A one-page data summary that works for students has four things on it:
- Their overall score compared to the passing standard — a visual works best, something that shows proximity to the goal at a glance
- Their two or three strongest skills, named specifically (not RC numbers)
- Their two or three weakest skills, same level of specificity
- One "quick win" skill — something they're close to mastering that a focused effort could move to proficient
When students can see that they got 9 out of 10 "identify the main idea" questions right but only 3 out of 10 "explain the author's purpose" questions right, goal-setting has something real to attach to. "I will get better at author's purpose questions" is a real goal. "I will improve in RC1" is not.

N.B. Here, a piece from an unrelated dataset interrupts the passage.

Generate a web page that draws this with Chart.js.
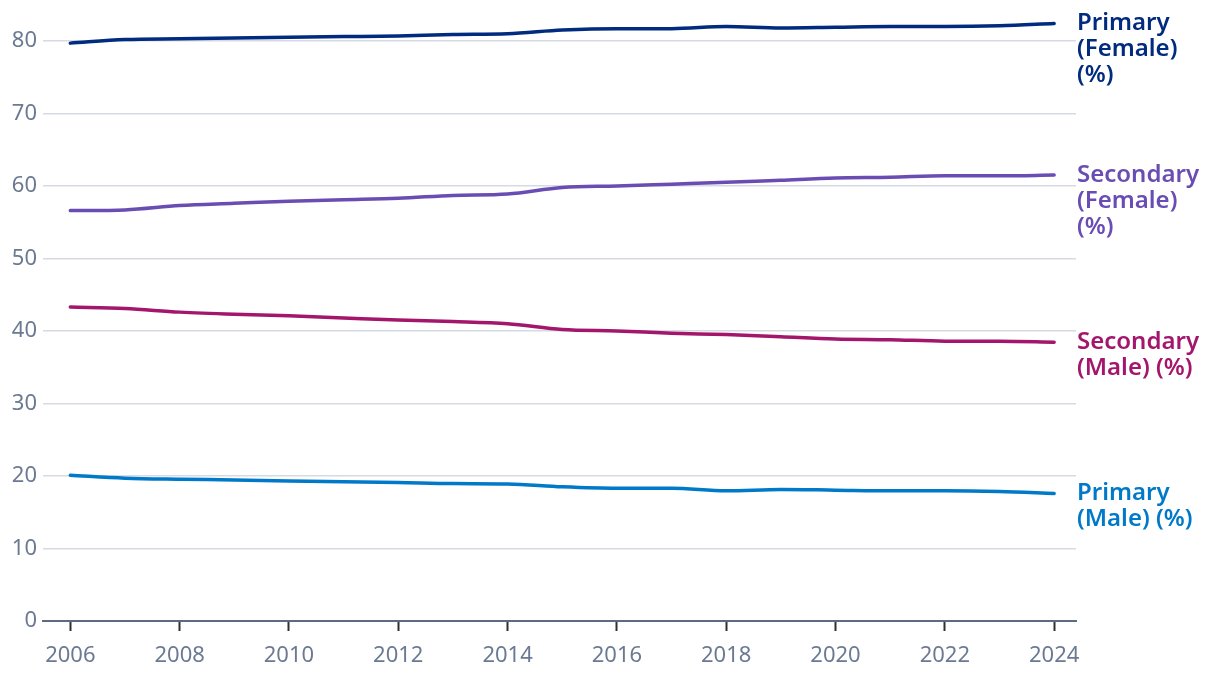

I used to spend an entire class period doing goal-setting with my 8th graders and walk away feeling like we accomplished something. Then I realized none of them could tell me their goal two days later. The problem wasn't their motivation — it was that the data I gave them didn't mean anything to them yet.
Action step: Create a one-page student data sheet that translates benchmark results into skill language. Use specific, plain-language names — not TEKS codes. Add a column that shows how many questions of that skill type appear on the STAAR so students understand what each skill is actually worth on test day. Build it once and reuse it across classes.
The Goal Structure That Actually Sticks
A STAAR goal that works is specific, short, and tied to practice — not outcomes.
Outcome goals ("I want to pass STAAR") are outside student control. Process goals ("I will practice author's purpose questions every day this week") are inside student control. Students who set process goals are more likely to follow through because they know exactly what to do — there's no ambiguity about whether they're making progress.
The goal structure that works best is dead simple:
I will practice [specific skill] by [specific daily action] so that I can improve by [checkpoint date].
Example: "I will practice author's purpose by completing 5 practice questions before 4th period every day this week so I can see if my score improves on Friday's exit ticket."
That's it. Specific skill, specific action, specific checkpoint. Students who can fill in all three parts have a real goal. Students who write vague intentions have a worksheet they'll lose before the week is over.
Action step: Give students the sentence frame above and require all three parts to be completed specifically before you accept a goal sheet. Reject any goal that says "study harder" or "pay more attention." Those aren't goals — they're good intentions with no action plan behind them.
Building Accountability Without Nagging
The hardest part of student goal-setting isn't the setup — it's the follow-through. In a class of 30, you can't check in individually with every student every day. But if no one checks in, the goal is dead on arrival.
Three lightweight accountability structures that work without eating your planning time:
- Partner check-ins (2 minutes, twice a week): Students report to a partner on one thing they did toward their goal since the last check-in. Hearing yourself say "I didn't do anything" out loud is surprisingly motivating.
- Exit ticket data tracking: When exit tickets align to student goals, students can see their own progress. A simple tally they update themselves — even hand-drawn on the back of their goal sheet — works better than a fancy spreadsheet you maintain for them.
- Weekly 60-second written check: At the end of class on Friday, students answer two questions in writing: What did I actually do toward my goal this week? What did I notice? This is for the student, not for you. It builds self-monitoring, which is the real long-term skill you're after.
Don't try to implement all three at once. Pick one and run it for two weeks before adding another. Consistency matters far more than structure.
Action step: Add a 2-minute partner check-in to your routine twice a week. Set a timer. Give students one prompt: "Tell your partner one thing you did toward your STAAR goal since Wednesday." Debrief for 30 seconds. That's it. The students who have nothing to report are the ones you need to pull for small group — those check-ins do your triage work for you.
What to Do When Students Hit Their Goals (Or Don't)
Goal-setting collapses when there are no consequences — positive or negative — for the outcome. Not consequences in the disciplinary sense, but acknowledgment that the goal actually mattered.
When a student hits their goal, name it specifically. Not "great job" — "you set out to improve author's purpose questions and you went from 40% to 70% on your last practice set. That's the work paying off." Students who see a direct line between their effort and their result will set better goals next time. They've learned that goal-setting isn't a school ritual — it's a tool that does something.
When a student doesn't hit their goal, don't revise the goal down. Instead, investigate: Did they actually do the practice they committed to? If yes, the goal was wrong — wrong skill, wrong practice type, or wrong difficulty level. If no, the accountability structure wasn't strong enough. Adjust accordingly and reset.
The goal behind the goal is getting students to take ownership of a specific, achievable piece of their STAAR performance. When that shift happens, you feel it in how they talk about the test. "I need to work on author's purpose" instead of "I'm bad at reading." That's the outcome you're building toward, and it happens student by student, not all at once.
Action step: Try this with one class period after your next benchmark. Give students the translated data, use the goal sentence frame, and set up one accountability structure. Run it for two weeks, then compare performance on your next practice set against a class where you didn't implement it. Let the results tell you whether it's worth scaling up.